Besides, acceptance for digital upskilling and learning has jumped dramatically post-pandemic.
At present, the $100 million run rate is from around 60 products, most of which are aimed at upskilling tech and engineering professionals.
With the fresh funding, Simplilearn is aiming to add 140-odd products over the next two years, substantially widening the array of subjects, skills and the depth of programmes and taking revenue to an ambitious $500 million.
“We will expand in fintech, supply chain, HR,” said Dalal.
Short-term certification will be deepened, too, a competitive advantage it holds over rivals because it has been doing this for 11 years.
A second area where the company has an edge is working with enterprises to upskill employees.
Though many rivals are entering this space, Simplilearn already works with 500 corporations, including a few Fortune 500 ones.
The idea is to deepen the work with customers rather than add new clients.
“The effort will be to focus on quality,” said Dalal.
Already 25-30 per cent of revenue comes from this segment while rivals may be in the 5-10 per cent range.
Another new driver is the degree programmes.
It has launched its first post-graduate programme in management and many more are on the cards but this remains an area where others are far ahead in the game.
If new fields are planned as a driver, so are new geographies.
A huge push is planned into the “rest of the world”, or ROW, that constitutes only 20 per cent of revenues. India and the US bring in almost 80 per cent, so there is plenty of scope to grow in other regions.
“We will double down on our two primary markets, but we are looking at Rs 1,000 crore in revenue from each of these three: India, US and ROW,” Dalal said.
Another factor that gives it confidence is that as an early entrant, Simplilearn is one of the few that is making a profit.
Repeat and referrals are high, lowering the cost of acquisition of a new learner.
This, according to industry observers, is a critical factor in separating the wheat from the chaff in the edtech space.

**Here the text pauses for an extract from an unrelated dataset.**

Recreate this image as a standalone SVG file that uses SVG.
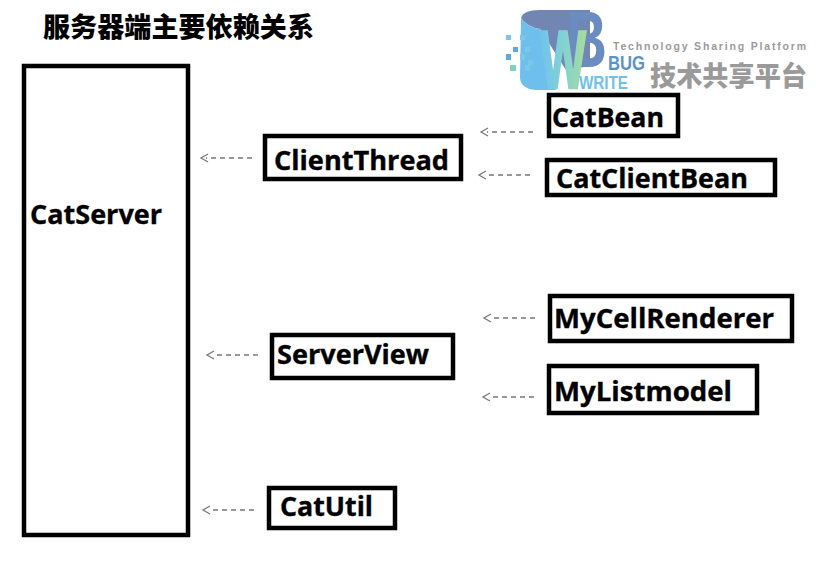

“In the short term, massive investment can create scale, but eventually an education firm has to deliver outcomes for its learner.
“The more learners get the desired outcome, the more referrals they bring in.
“This is the reason we are profitable, while the industry norm remains losing a lot of money while scaling,” Kumar said.
It was in 2009-10 that Simplilearn started its journey as a project management blog that evolved into a company with the central goal of providing access to work-ready training to individuals and businesses anywhere in the world.
The blog was started by Kumar, and Dalal joined in 2013 as a co-founder.
The company slowly developed its approach and began to offer a boot-camp learning environment that is hands-on and immersive, with live virtual classes, integrated labs and projects, and 24×7 support, training over two million professionals and 2,000 corporate training organisations in 150 countries.
Unlike Great Learning and other companies that have chosen a safer path, the founders of Simplilearn have picked a more rewarding, albeit riskier, game plan.
Whether they are justified or acted recklessly will be evident in retrospect five years down the line.